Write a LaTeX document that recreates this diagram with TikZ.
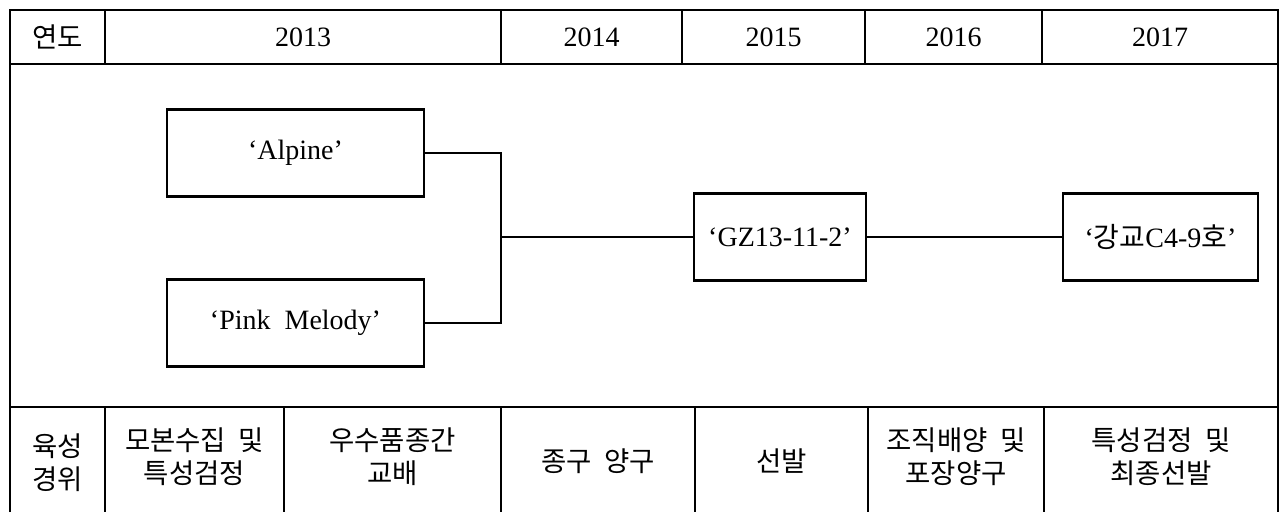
\documentclass[tikz,border=0pt]{standalone}
\usepackage{fontspec}
\setmainfont{Liberation Serif}
\newfontfamily\kr{Noto Sans CJK KR}

\begin{document}
\begin{tikzpicture}[-,x=1pt,y=-1pt,line width=2.7pt,
    box/.style={draw,minimum height=87pt,inner sep=0pt,font=\fontsize{28}{32}\selectfont},
    year/.style={font=\fontsize{28}{32}\selectfont},
    stage/.style={align=center,inner sep=0pt,font=\kr\fontsize{27.5}{33}\selectfont}]
        \useasboundingbox (0,0) rectangle (1284,512);
        % table frame
        \draw (10,512) -- (10,10) -- (1278,10) -- (1278,512);
        \draw (10,64) -- (1278,64);
        \draw (10,407) -- (1278,407);
        \foreach \x in {105,501,682,865,1042} \draw (\x,10) -- (\x,64);
        \foreach \x in {105,284,501,695,868,1044} \draw (\x,407) -- (\x,512);
        % header
        \node [stage] (yr) at (57.5,37) {연도};
        \node [year] (y13) at (303,37) {2013};
        \node [year] (y14) at (591.5,37) {2014};
        \node [year] (y15) at (773.5,37) {2015};
        \node [year] (y16) at (953.5,37) {2016};
        \node [year] (y17) at (1160,37) {2017};
        % pedigree
        \node [box, minimum width=257pt] (alpine) at (295.5,153) {‘Alpine’};
        \node [box, minimum width=257pt] (pink) at (295.5,323) {‘Pink~~Melody’};
        \node [box, minimum width=172pt] (gz) at (780,237) {‘GZ13-11-2’};
        \node [box, minimum width=195pt] (kang) at (1160.5,237) {‘{\kr 강교}C4-9{\kr 호}’};
        \coordinate (join) at (501,237);
        \draw (alpine.east) -| (join) |- (pink.east);
        \path [draw] (join) edge (gz.west);
        \path [draw] (gz) edge (kang);
        % stages
        \node [stage] (s0) at (57.5,463) {육성\\경위};
        \node [stage] (s1) at (194.5,457) {모본수집~~및\\특성검정};
        \node [stage] (s2) at (392.5,457) {우수품종간\\교배};
        \node [stage] (s3) at (598,461) {종구~~양구};
        \node [stage] (s4) at (781.5,461) {선발};
        \node [stage] (s5) at (956,457) {조직배양~~및\\포장양구};
        \node [stage] (s6) at (1161,457) {특성검정~~및\\최종선발};
    \end{tikzpicture}
\end{document}
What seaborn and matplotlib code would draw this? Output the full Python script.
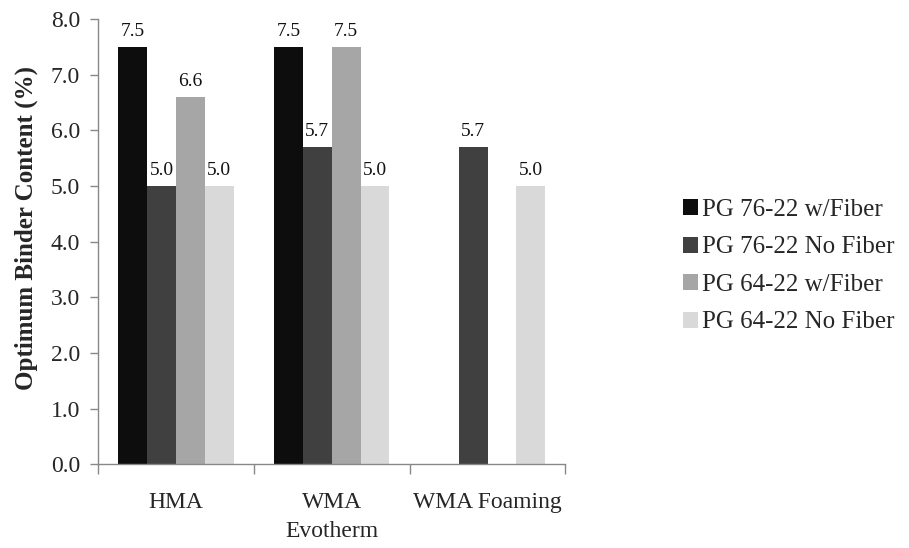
━━━━━━━━
Request: Copy each line of the records precisely and drop any images they hold.

Output for this task:
Write a LaTeX document that recreates this diagram with TikZ.
\documentclass[tikz,border=0pt]{standalone}
\usepackage{fontspec}
\setmainfont{Liberation Serif}
\newfontfamily\kr{Noto Sans CJK KR}

\begin{document}
\begin{tikzpicture}[-,x=1pt,y=-1pt,line width=2.7pt,
    box/.style={draw,minimum height=87pt,inner sep=0pt,font=\fontsize{28}{32}\selectfont},
    year/.style={font=\fontsize{28}{32}\selectfont},
    stage/.style={align=center,inner sep=0pt,font=\kr\fontsize{27.5}{33}\selectfont}]
        \useasboundingbox (0,0) rectangle (1284,512);
        % table frame
        \draw (10,512) -- (10,10) -- (1278,10) -- (1278,512);
        \draw (10,64) -- (1278,64);
        \draw (10,407) -- (1278,407);
        \foreach \x in {105,501,682,865,1042} \draw (\x,10) -- (\x,64);
        \foreach \x in {105,284,501,695,868,1044} \draw (\x,407) -- (\x,512);
        % header
        \node [stage] (yr) at (57.5,37) {연도};
        \node [year] (y13) at (303,37) {2013};
        \node [year] (y14) at (591.5,37) {2014};
        \node [year] (y15) at (773.5,37) {2015};
        \node [year] (y16) at (953.5,37) {2016};
        \node [year] (y17) at (1160,37) {2017};
        % pedigree
        \node [box, minimum width=257pt] (alpine) at (295.5,153) {‘Alpine’};
        \node [box, minimum width=257pt] (pink) at (295.5,323) {‘Pink~~Melody’};
        \node [box, minimum width=172pt] (gz) at (780,237) {‘GZ13-11-2’};
        \node [box, minimum width=195pt] (kang) at (1160.5,237) {‘{\kr 강교}C4-9{\kr 호}’};
        \coordinate (join) at (501,237);
        \draw (alpine.east) -| (join) |- (pink.east);
        \path [draw] (join) edge (gz.west);
        \path [draw] (gz) edge (kang);
        % stages
        \node [stage] (s0) at (57.5,463) {육성\\경위};
        \node [stage] (s1) at (194.5,457) {모본수집~~및\\특성검정};
        \node [stage] (s2) at (392.5,457) {우수품종간\\교배};
        \node [stage] (s3) at (598,461) {종구~~양구};
        \node [stage] (s4) at (781.5,461) {선발};
        \node [stage] (s5) at (956,457) {조직배양~~및\\포장양구};
        \node [stage] (s6) at (1161,457) {특성검정~~및\\최종선발};
    \end{tikzpicture}
\end{document}
What seaborn and matplotlib code would draw this? Output the full Python script.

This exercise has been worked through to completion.